Os efeitos visuais são interessantes, mas parecem ter sido poupados de perfeição, julgando a capacidade de o espectador notar ou não o fundo verde de várias cenas. Com uma trilha sonora apenas competente e uma fotografia que varia entre ótimo e razoável (o que é uma pena, pois daria para tirar planos belíssimos da ambientação local), "Eragon" desaponta por não abrigar fatos instigantes ao público a querer acompanhar a franquia que vem por aí, revelando-se apenas mediano em um contexto geral, com suas falhas escancaradas, mas que pode, sim, chegar a agradar muitos que sejam bons receptores e não se incomodem com a falta de originalidade, até porque é sempre bom ver um mundo fantasioso sendo construído diante dos nossos olhos.
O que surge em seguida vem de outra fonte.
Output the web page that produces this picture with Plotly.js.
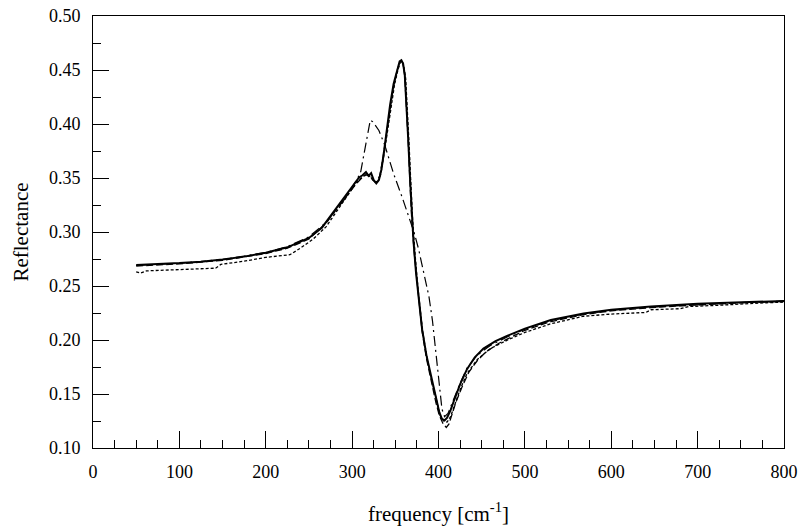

Torço para que o segundo filme consiga redimir as falhas do primeiro e mostrar que a franquia veio para ficar, apesar de dar indícios fortíssimos de uma história eternamente vaga, sem se preocupar em demonstrar os detalhes daquele mundo que deixam em aberto vários questionamentos. Então, que "Eragon" tome um relaxante e traga um segundo filme digno de ótimos elogios.